◆ To do: Extract, in full, the lines below, beginning at the first and ending with the line that contains "0.05, 0.1, 0.15, 0.25, 0.3, 0.35, 0.45, 0.5, 0.55];". Pictures do not belong in the copy.

◆ Available data:

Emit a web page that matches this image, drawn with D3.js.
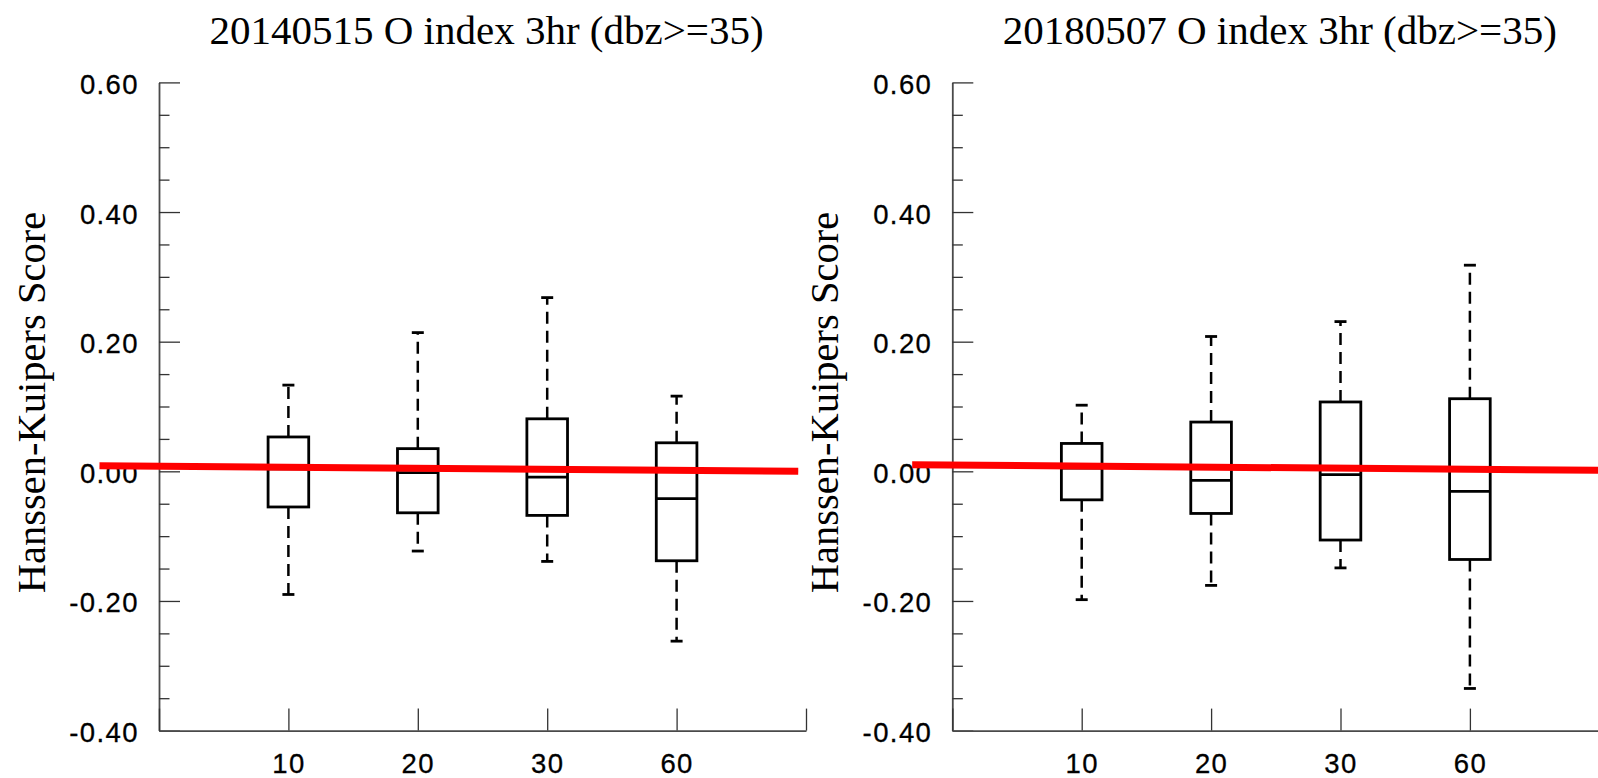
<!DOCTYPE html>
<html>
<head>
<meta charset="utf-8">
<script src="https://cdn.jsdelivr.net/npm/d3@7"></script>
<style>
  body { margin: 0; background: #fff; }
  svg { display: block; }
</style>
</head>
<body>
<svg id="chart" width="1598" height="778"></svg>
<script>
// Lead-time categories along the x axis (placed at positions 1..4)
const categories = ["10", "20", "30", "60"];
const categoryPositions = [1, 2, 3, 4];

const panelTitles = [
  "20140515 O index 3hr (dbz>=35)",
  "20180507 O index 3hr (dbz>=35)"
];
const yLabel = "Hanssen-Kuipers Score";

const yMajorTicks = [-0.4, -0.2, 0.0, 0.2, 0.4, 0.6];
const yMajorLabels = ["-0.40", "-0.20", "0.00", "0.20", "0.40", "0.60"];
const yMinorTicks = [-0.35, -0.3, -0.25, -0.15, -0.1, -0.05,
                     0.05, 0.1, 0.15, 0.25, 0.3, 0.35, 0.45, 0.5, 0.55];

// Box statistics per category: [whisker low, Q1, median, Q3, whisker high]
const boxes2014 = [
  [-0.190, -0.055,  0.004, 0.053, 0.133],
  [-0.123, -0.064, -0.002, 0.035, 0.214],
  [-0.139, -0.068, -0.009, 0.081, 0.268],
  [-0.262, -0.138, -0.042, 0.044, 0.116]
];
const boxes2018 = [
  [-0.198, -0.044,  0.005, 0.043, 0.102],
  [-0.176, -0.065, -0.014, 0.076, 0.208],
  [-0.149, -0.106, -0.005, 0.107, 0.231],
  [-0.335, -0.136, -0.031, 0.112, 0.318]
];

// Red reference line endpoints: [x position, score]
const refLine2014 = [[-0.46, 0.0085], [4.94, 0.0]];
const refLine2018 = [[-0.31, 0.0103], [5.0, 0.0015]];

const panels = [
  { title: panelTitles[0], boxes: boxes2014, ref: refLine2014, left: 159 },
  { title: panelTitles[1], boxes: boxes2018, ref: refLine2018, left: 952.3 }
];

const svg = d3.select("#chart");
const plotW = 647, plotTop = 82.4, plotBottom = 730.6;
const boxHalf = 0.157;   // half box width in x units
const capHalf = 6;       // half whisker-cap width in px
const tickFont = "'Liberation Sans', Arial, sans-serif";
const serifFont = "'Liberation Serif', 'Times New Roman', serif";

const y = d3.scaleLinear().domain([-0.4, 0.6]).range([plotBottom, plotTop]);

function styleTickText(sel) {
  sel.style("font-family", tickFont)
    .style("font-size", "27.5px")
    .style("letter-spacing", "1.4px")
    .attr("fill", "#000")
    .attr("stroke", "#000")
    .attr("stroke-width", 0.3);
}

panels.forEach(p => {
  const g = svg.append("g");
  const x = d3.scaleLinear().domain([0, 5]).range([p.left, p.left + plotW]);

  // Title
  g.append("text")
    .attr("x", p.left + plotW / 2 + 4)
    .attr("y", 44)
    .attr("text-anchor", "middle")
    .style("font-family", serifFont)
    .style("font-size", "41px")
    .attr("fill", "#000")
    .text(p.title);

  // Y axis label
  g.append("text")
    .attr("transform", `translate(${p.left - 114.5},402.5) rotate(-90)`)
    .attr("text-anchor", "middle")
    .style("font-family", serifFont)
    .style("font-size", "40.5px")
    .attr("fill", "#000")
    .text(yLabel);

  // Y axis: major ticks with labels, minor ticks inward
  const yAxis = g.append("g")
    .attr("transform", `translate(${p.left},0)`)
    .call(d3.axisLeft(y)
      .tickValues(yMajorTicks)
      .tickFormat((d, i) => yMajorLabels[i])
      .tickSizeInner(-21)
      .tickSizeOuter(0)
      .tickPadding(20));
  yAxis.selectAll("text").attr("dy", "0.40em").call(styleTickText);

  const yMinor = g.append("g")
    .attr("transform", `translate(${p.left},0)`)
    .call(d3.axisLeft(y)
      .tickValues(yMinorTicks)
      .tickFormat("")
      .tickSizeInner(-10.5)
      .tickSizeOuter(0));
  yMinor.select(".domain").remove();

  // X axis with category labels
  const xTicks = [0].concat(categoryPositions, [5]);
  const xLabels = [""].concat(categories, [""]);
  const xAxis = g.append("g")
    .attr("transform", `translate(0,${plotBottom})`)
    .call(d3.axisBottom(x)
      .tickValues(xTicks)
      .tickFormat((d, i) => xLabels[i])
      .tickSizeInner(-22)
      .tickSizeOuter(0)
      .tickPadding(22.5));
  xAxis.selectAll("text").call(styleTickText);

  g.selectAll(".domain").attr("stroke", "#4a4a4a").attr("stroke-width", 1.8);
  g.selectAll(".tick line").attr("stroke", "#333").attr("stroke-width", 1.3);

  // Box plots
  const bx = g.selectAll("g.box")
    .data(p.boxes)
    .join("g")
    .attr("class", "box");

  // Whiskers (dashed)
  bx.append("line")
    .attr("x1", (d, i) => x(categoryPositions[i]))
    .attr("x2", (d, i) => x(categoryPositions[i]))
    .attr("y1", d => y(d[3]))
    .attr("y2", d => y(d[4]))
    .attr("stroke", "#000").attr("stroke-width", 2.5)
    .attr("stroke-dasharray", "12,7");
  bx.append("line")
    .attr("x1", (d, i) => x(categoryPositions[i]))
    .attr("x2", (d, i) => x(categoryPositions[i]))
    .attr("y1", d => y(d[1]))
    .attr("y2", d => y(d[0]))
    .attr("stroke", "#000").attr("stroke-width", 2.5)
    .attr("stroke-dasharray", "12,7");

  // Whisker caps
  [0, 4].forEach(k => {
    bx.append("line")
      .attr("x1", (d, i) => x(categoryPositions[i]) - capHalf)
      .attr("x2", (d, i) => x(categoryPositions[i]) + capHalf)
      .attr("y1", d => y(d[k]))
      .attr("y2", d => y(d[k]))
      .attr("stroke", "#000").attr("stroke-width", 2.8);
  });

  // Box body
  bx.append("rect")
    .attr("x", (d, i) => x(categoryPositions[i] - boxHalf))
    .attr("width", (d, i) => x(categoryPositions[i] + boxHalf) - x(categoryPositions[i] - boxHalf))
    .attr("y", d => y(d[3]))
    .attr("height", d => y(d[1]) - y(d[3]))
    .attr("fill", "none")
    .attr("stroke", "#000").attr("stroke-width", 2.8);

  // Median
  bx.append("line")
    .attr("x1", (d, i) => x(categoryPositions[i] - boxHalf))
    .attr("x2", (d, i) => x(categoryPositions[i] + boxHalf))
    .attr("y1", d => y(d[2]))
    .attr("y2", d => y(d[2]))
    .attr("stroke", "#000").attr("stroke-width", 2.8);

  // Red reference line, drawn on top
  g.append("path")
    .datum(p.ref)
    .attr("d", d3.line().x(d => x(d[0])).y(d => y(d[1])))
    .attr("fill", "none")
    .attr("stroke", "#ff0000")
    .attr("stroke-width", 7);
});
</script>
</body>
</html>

◆ The result:
Emit a web page that matches this image, drawn with D3.js.
<!DOCTYPE html>
<html>
<head>
<meta charset="utf-8">
<script src="https://cdn.jsdelivr.net/npm/d3@7"></script>
<style>
  body { margin: 0; background: #fff; }
  svg { display: block; }
</style>
</head>
<body>
<svg id="chart" width="1598" height="778"></svg>
<script>
// Lead-time categories along the x axis (placed at positions 1..4)
const categories = ["10", "20", "30", "60"];
const categoryPositions = [1, 2, 3, 4];

const panelTitles = [
  "20140515 O index 3hr (dbz>=35)",
  "20180507 O index 3hr (dbz>=35)"
];
const yLabel = "Hanssen-Kuipers Score";

const yMajorTicks = [-0.4, -0.2, 0.0, 0.2, 0.4, 0.6];
const yMajorLabels = ["-0.40", "-0.20", "0.00", "0.20", "0.40", "0.60"];
const yMinorTicks = [-0.35, -0.3, -0.25, -0.15, -0.1, -0.05,
                     0.05, 0.1, 0.15, 0.25, 0.3, 0.35, 0.45, 0.5, 0.55];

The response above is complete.